Too often a "merger" in higher education is a euphemism for a thinly veiled takeover of a weak partner (such as Baltimore's Mount St. Agnes College) by a strong one (Loyola College), and too often the "merger" promises what it will never deliver -- such as great economies. Moreover, the extreme difficulties of combining institutions of different -- sometimes strikingly different -- traditions and outlooks are almost always overlooked.
In 1989, the last time a merger of the University of Maryland Baltimore County and the University of Maryland at Baltimore was proposed as part of a three-way deal also involving the University of Baltimore, we thought it would never fly. It was a one-ring circus, with UM Regents Chairman Peter O'Malley as ringmaster. It cost O'Malley his post, and it cost UMAB the services of Harvard surgeon and professor Augustus White, who withdrew after his appointment as president had been announced.

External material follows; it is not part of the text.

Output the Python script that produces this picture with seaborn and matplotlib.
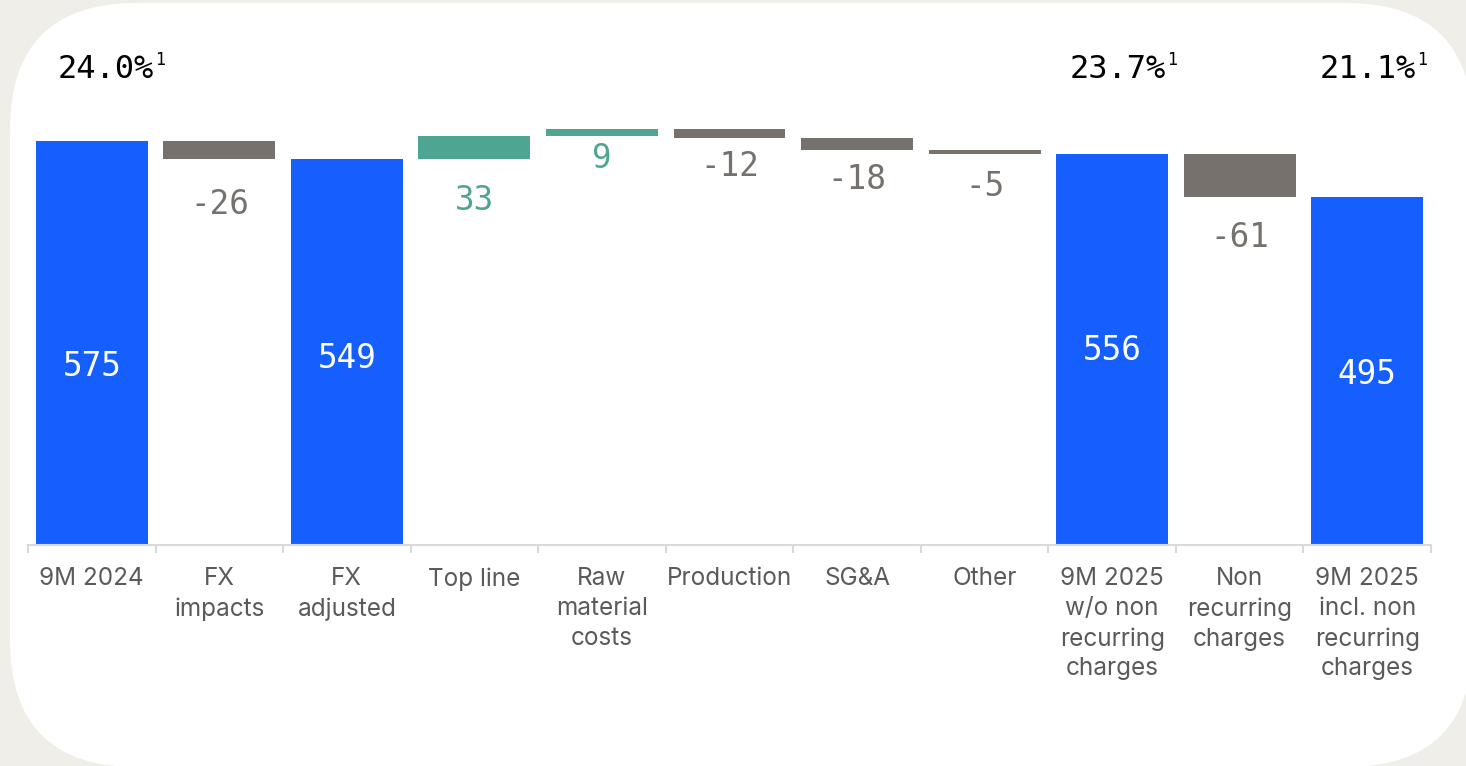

But now many things have changed. Most of the higher education bigwigs have signed on to a two-way joining of UMAB and UMBC. Michael Hooker, the UMBC president whose perceived ambition to head the combined unit might have thrown up a roadblock, is actively seeking a presidency elsewhere and says he would not be a candidate to head the new "University of Maryland Baltimore." And promoters of merger wisely are not claiming it will save the state millions of dollars.